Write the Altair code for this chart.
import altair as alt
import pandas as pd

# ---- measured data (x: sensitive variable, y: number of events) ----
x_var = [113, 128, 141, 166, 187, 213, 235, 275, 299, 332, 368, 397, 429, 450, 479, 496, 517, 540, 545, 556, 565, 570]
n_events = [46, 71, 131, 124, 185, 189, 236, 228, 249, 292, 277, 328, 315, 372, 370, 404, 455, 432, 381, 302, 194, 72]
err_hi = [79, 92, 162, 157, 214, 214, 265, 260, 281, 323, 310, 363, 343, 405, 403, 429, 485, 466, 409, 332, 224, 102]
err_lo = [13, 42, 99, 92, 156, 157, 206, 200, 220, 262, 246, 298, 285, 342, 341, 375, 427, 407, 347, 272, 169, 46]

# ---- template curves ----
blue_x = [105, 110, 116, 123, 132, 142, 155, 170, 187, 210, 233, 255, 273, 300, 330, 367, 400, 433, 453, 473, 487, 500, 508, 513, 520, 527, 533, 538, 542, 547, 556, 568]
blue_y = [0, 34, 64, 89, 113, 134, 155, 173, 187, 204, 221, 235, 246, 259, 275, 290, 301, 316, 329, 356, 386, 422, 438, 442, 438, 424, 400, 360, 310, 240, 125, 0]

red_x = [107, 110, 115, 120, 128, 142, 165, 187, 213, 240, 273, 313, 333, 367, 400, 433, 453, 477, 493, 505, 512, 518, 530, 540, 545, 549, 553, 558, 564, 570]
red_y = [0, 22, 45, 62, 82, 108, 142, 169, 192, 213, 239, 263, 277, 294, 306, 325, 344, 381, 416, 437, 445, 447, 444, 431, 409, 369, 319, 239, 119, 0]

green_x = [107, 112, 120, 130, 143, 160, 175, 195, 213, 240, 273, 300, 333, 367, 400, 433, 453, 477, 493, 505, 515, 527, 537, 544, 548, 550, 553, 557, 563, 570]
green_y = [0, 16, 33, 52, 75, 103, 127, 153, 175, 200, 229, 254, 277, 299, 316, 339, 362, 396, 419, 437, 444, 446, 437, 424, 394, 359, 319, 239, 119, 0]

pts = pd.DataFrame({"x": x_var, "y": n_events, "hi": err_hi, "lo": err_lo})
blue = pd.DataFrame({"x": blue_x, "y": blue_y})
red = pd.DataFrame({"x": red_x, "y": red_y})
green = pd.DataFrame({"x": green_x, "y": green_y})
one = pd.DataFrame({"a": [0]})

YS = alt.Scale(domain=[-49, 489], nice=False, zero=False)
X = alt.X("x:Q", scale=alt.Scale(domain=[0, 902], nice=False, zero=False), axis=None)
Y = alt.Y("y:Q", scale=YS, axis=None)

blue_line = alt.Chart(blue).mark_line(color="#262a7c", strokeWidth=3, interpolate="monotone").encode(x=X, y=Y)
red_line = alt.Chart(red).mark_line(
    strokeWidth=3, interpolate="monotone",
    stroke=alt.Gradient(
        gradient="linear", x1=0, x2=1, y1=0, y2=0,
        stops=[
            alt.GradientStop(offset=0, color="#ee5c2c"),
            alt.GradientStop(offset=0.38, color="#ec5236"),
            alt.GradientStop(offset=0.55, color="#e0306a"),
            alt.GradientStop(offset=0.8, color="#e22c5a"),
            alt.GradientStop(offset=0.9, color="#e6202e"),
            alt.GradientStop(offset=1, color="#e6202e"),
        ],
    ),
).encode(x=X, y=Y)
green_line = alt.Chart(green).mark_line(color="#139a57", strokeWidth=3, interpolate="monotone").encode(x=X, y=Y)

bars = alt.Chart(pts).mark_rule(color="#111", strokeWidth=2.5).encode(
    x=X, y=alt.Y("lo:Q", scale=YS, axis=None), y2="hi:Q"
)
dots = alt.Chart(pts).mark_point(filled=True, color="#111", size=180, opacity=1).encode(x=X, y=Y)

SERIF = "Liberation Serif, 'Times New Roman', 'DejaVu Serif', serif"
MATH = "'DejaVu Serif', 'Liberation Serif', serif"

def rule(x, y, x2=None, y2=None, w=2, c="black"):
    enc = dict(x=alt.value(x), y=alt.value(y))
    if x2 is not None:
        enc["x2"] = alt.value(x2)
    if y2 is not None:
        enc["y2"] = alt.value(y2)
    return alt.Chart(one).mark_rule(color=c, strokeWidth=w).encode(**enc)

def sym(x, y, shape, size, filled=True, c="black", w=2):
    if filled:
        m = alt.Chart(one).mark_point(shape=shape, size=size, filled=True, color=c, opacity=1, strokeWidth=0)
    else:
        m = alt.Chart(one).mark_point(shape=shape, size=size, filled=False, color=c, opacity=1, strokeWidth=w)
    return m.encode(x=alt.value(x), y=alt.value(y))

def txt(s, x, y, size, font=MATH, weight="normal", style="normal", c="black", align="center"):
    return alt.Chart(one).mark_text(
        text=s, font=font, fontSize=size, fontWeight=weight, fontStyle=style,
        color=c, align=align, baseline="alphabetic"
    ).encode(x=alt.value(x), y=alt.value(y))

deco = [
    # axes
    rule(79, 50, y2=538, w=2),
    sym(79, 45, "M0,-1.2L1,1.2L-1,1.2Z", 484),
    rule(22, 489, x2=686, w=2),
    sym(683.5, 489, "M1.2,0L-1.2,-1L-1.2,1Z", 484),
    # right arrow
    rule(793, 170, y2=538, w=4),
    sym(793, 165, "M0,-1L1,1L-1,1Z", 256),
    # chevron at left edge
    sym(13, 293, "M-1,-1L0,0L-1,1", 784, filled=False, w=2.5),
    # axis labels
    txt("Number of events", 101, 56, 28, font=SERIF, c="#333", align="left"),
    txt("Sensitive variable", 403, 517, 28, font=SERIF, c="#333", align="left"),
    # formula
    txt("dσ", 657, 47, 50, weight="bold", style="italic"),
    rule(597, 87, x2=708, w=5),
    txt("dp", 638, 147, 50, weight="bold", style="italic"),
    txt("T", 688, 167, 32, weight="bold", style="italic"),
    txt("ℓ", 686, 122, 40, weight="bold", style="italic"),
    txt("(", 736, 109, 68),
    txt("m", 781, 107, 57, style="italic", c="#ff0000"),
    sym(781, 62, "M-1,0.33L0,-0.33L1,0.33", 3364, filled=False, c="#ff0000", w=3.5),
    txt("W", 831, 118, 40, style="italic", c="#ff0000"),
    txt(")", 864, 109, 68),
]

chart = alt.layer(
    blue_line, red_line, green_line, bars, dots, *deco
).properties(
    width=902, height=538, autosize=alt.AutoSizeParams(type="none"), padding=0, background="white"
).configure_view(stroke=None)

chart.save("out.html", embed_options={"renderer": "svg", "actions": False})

WHAT IS ASKED
Word for word, reproduce the listing above from its start up to and including the line that has "import pandas as pd". Give only those lines.

RESULT
Write the Altair code for this chart.
import altair as alt
import pandas as pd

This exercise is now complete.